### Task to carry out
Retype the opening lines of the data exactly, stopping after the line that contains "(11,7) rectangle (1831,1082);". Skip every picture.

[begin Information provided]

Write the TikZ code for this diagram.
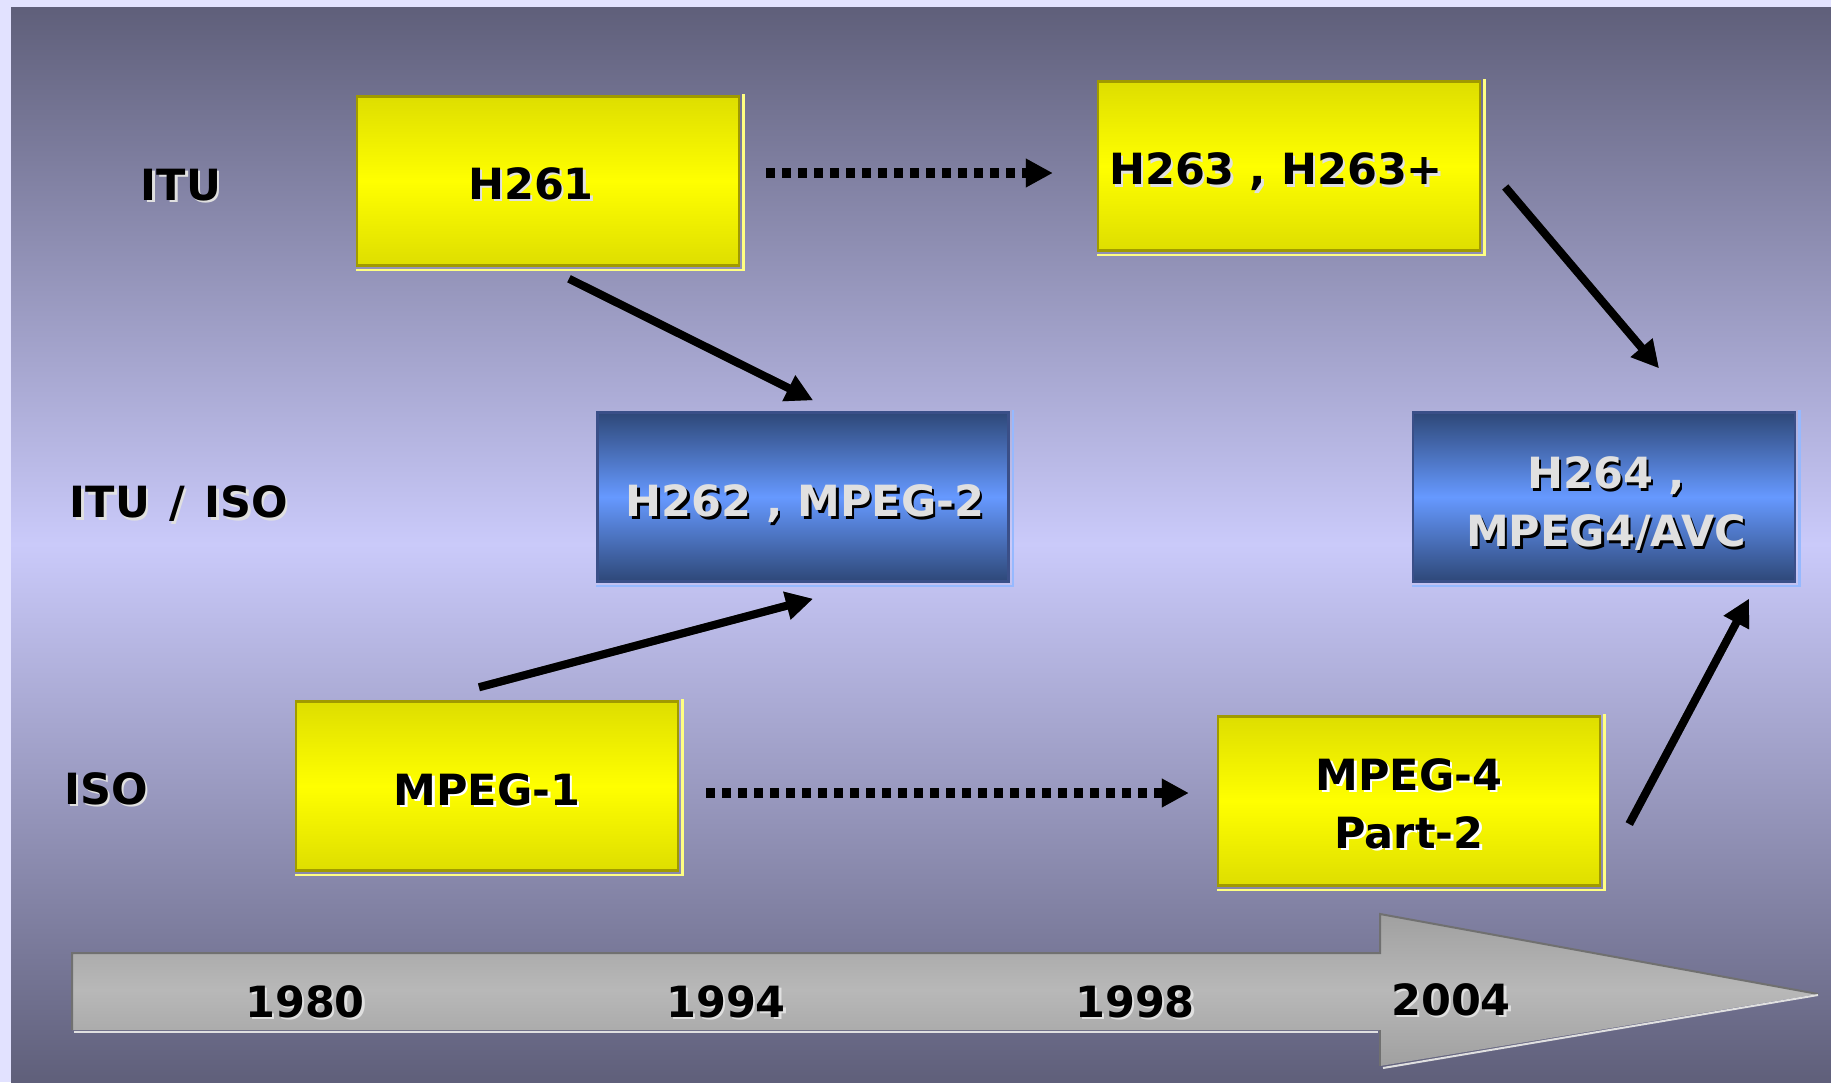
\documentclass[tikz,border=0pt]{standalone}
\usepackage{fontspec}
\setmainfont{DejaVu Sans}
\usetikzlibrary{arrows.meta,calc}
\definecolor{bgdark}{RGB}{95,95,122}
\definecolor{bglight}{RGB}{202,202,250}
\definecolor{marg}{RGB}{226,226,255}
\definecolor{ydark}{RGB}{222,222,0}
\definecolor{yedge}{RGB}{160,154,0}
\definecolor{ylight}{RGB}{255,255,130}
\definecolor{bdark}{RGB}{46,72,120}
\definecolor{bmid}{RGB}{102,153,255}
\definecolor{bedge}{RGB}{58,79,136}
\definecolor{blight}{RGB}{150,185,255}
\definecolor{gdark}{RGB}{160,160,160}
\definecolor{gmid}{RGB}{184,184,184}
\definecolor{gedge}{RGB}{112,112,112}
\definecolor{glight}{RGB}{224,224,224}
\definecolor{txlight}{RGB}{224,224,224}
\definecolor{shgray}{RGB}{100,100,100}
\newcommand\ShTx[3]{\makebox[0pt][l]{\kern2.5pt\raisebox{-2.5pt}{\color{#2}#3}}{\color{#1}#3}}
\tikzset{
  boxbase/.style={minimum width=382pt, minimum height=169pt, inner sep=0pt, line width=2.5pt},
  ybox/.style={boxbase, top color=ydark, bottom color=ydark, middle color=yellow, draw=yedge},
  bbox/.style={boxbase, top color=bdark, bottom color=bdark, middle color=bmid, draw=bedge},
  boxtext/.style={align=center, inner sep=0pt, font=\fontsize{43}{58}\selectfont\bfseries},
  rowlab/.style={font=\fontsize{43}{52}\selectfont\bfseries, inner sep=0pt},
  yearlab/.style={font=\fontsize{43}{52}\selectfont\bfseries, inner sep=0pt},
  bigarr/.style={line width=8pt, -{Triangle[length=27pt,width=27pt]}},
  dotarr/.style={line width=10pt, dash pattern=on 9pt off 7pt, -{Triangle[length=27pt,width=27pt]}},
}
\newcommand\EdgeL[2]{\draw[#2, line width=2.5pt] ([shift={(3,-1)}]#1.north east) -- ([shift={(3,3)}]#1.south east) -- ([shift={(0,3)}]#1.south west);}
\begin{document}
\begin{tikzpicture}[x=1pt,y=-1pt]
\useasboundingbox (0,0) rectangle (1831,1082);
\fill[marg] (0,0) rectangle (1831,1082);
\shade[top color=bgdark, bottom color=bgdark, middle color=bglight] (11,7) rectangle (1831,1082);

% row labels
\node[rowlab] (litu) at (181,186) {\ShTx{black}{glight}{ITU}};
\node[rowlab] (lituiso) at (179,505) {\ShTx{black}{glight}{ITU\hspace{0.45em}/\hspace{0.45em}ISO}};
\node[rowlab] (liso) at (106,790) {\ShTx{black}{glight}{ISO}};

% boxes
\node[ybox] (h261) at (548,181) {};
\EdgeL{h261}{ylight}
\node[boxtext] (h261t) at ([shift={(-17,4)}]h261.center) {\ShTx{black}{glight}{H261}};
\node[ybox] (h263) at (1289,166) {};
\EdgeL{h263}{ylight}
\node[boxtext] (h263t) at ([shift={(-13,7)}]h263.center) {\ShTx{black}{glight}{H263 , H263+}};
\node[bbox, minimum width=411pt] (h262) at (803,497) {};
\EdgeL{h262}{blight}
\node[boxtext] (h262t) at ([shift={(2,8)}]h262.center) {\ShTx{txlight}{black}{H262 , MPEG-2}};
\node[bbox] (h264) at (1604,497) {};
\EdgeL{h264}{blight}
\node[boxtext] (h264t) at ([shift={(2,8)}]h264.center) {\ShTx{txlight}{black}{H264 ,}\\\ShTx{txlight}{black}{MPEG4/AVC}};
\node[ybox] (mpeg1) at (487,786) {};
\EdgeL{mpeg1}{ylight}
\node[boxtext] (mpeg1t) at ([shift={(0,5)}]mpeg1.center) {\ShTx{black}{white}{MPEG-1}};
\node[ybox] (mpeg4) at (1409,801) {};
\EdgeL{mpeg4}{ylight}
\node[boxtext] (mpeg4t) at ([shift={(0,4)}]mpeg4.center) {\ShTx{black}{white}{MPEG-4}\\\ShTx{black}{white}{Part-2}};

% timeline arrow
\shade[top color=gdark, bottom color=gdark, middle color=gmid]
  (72,953) -- (1380,953) -- (1380,914) -- (1818,994) -- (1380,1066) -- (1380,1030) -- (72,1030) -- cycle;
\draw[gedge, line width=2pt] (72,1030) -- (72,953) -- (1380,953) -- (1380,914) -- (1818,994);
\draw[glight, line width=2pt] (1818,995) -- (1383,1068);
\draw[glight, line width=2pt] (74,1032) -- (1378,1032);
\draw[gedge, line width=2pt] (1380,1030) -- (1380,1066);
\node[yearlab] (y1980) at (305,1003) {\ShTx{black}{glight}{1980}};
\node[yearlab] (y1994) at (726,1003) {\ShTx{black}{glight}{1994}};
\node[yearlab] (y1998) at (1135,1003) {\ShTx{black}{glight}{1998}};
\node[yearlab] (y2004) at (1451,1001) {\ShTx{black}{glight}{2004}};

% shadows of connectors
\begin{scope}[shift={(3,3)}, shgray]
\draw[bigarr] ([shift={(21,12)}]h261.south) -- ([shift={(10,-11)}]h262.north);
\draw[bigarr] ([shift={(-8,-13)}]mpeg1.north) -- ([shift={(10,16)}]h262.south);
\draw[bigarr] ([shift={(24,21)}]h263.east) -- ([shift={(55,-43)}]h264.north);
\draw[bigarr] ([shift={(28,23)}]mpeg4.east) -- ([shift={(145,16)}]h264.south);
\draw[dotarr] ([shift={(26,-8)}]h261.east) -- ([shift={(-44,7)}]h263.west);
\draw[dotarr] ([shift={(27,7)}]mpeg1.east) -- ([shift={(-28,-8)}]mpeg4.west);
\end{scope}
% connectors
\draw[bigarr] ([shift={(21,12)}]h261.south) -- ([shift={(10,-11)}]h262.north);
\draw[bigarr] ([shift={(-8,-13)}]mpeg1.north) -- ([shift={(10,16)}]h262.south);
\draw[bigarr] ([shift={(24,21)}]h263.east) -- ([shift={(55,-43)}]h264.north);
\draw[bigarr] ([shift={(28,23)}]mpeg4.east) -- ([shift={(145,16)}]h264.south);
\draw[dotarr] ([shift={(26,-8)}]h261.east) -- ([shift={(-44,7)}]h263.west);
\draw[dotarr] ([shift={(27,7)}]mpeg1.east) -- ([shift={(-28,-8)}]mpeg4.west);
\end{tikzpicture}
\end{document}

[end Information provided]

### Response to this exercise
Write the TikZ code for this diagram.
\documentclass[tikz,border=0pt]{standalone}
\usepackage{fontspec}
\setmainfont{DejaVu Sans}
\usetikzlibrary{arrows.meta,calc}
\definecolor{bgdark}{RGB}{95,95,122}
\definecolor{bglight}{RGB}{202,202,250}
\definecolor{marg}{RGB}{226,226,255}
\definecolor{ydark}{RGB}{222,222,0}
\definecolor{yedge}{RGB}{160,154,0}
\definecolor{ylight}{RGB}{255,255,130}
\definecolor{bdark}{RGB}{46,72,120}
\definecolor{bmid}{RGB}{102,153,255}
\definecolor{bedge}{RGB}{58,79,136}
\definecolor{blight}{RGB}{150,185,255}
\definecolor{gdark}{RGB}{160,160,160}
\definecolor{gmid}{RGB}{184,184,184}
\definecolor{gedge}{RGB}{112,112,112}
\definecolor{glight}{RGB}{224,224,224}
\definecolor{txlight}{RGB}{224,224,224}
\definecolor{shgray}{RGB}{100,100,100}
\newcommand\ShTx[3]{\makebox[0pt][l]{\kern2.5pt\raisebox{-2.5pt}{\color{#2}#3}}{\color{#1}#3}}
\tikzset{
  boxbase/.style={minimum width=382pt, minimum height=169pt, inner sep=0pt, line width=2.5pt},
  ybox/.style={boxbase, top color=ydark, bottom color=ydark, middle color=yellow, draw=yedge},
  bbox/.style={boxbase, top color=bdark, bottom color=bdark, middle color=bmid, draw=bedge},
  boxtext/.style={align=center, inner sep=0pt, font=\fontsize{43}{58}\selectfont\bfseries},
  rowlab/.style={font=\fontsize{43}{52}\selectfont\bfseries, inner sep=0pt},
  yearlab/.style={font=\fontsize{43}{52}\selectfont\bfseries, inner sep=0pt},
  bigarr/.style={line width=8pt, -{Triangle[length=27pt,width=27pt]}},
  dotarr/.style={line width=10pt, dash pattern=on 9pt off 7pt, -{Triangle[length=27pt,width=27pt]}},
}
\newcommand\EdgeL[2]{\draw[#2, line width=2.5pt] ([shift={(3,-1)}]#1.north east) -- ([shift={(3,3)}]#1.south east) -- ([shift={(0,3)}]#1.south west);}
\begin{document}
\begin{tikzpicture}[x=1pt,y=-1pt]
\useasboundingbox (0,0) rectangle (1831,1082);
\fill[marg] (0,0) rectangle (1831,1082);
\shade[top color=bgdark, bottom color=bgdark, middle color=bglight] (11,7) rectangle (1831,1082);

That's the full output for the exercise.